Dans le psaume, nous l’avons entendu, le Christ est le bon berger et il prend soin de chacun d’entre nous. Une phrase résonne fortement pour nous aujourd’hui : « si je passe le ravin de la mort, je ne crains aucun mal, ton bâton, ta houlette sont là qui me rassurent » (Ps 23). Si la beauté et les dons humains d’une personne semblent disparaître, nous souhaitons et nous croyons que tout n’est pas perdu et que rien ne disparaît dans les oubliettes de l’histoire. La vie d’une personne aimée entre dans la mémoire et le cœur de Dieu.

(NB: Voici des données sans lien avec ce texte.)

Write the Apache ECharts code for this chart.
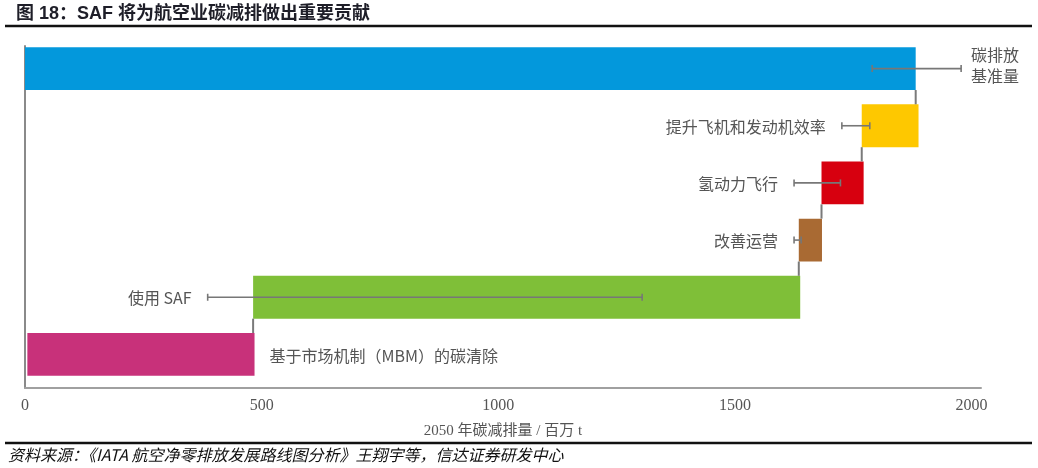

Elles restent aussi en nous et si « peinons sous le poids du fardeau, Jésus nous procurera le repos. Car le bon berger « est doux et humble cœur ». Il est possible de trouver le repos auprès de lui. Le repos est plus profond que le deuil.
La mort n’est pas simplement un départ ou un oubli total : elle est un repos pour tous. Elle l’est pour la personne qui s’en est allée, elle l’est pour ceux et celles qui demeurent sur la terre. Le « repos » dont il s’agit, n’est pas simplement le sommeil et la récupération, ce repos est la paix que donne le Christ lui-même à chacun d’entre nous. Paix de savoir que Dieu lui-même continue à prendre soin d’elle, à lui donner une vie heureuse, une destinée éternelle qu’elle pourra partager avec d’autres dont son mari Etienne. Paix de savoir que Dieu prend soin aussi de chacun de nous pour rendre le fardeau et la peine plus légers et pour continuer à nous centrer sur l’essentiel : l’amour. Paix de savoir qu’une maman, comme toute mère, continue à aimer et à prendre soin de ses enfants lorsqu’elle est avec Jésus. « Dieu est amour : celui qui demeure dans l’amour demeure en Dieu et Dieu demeure en Lui ».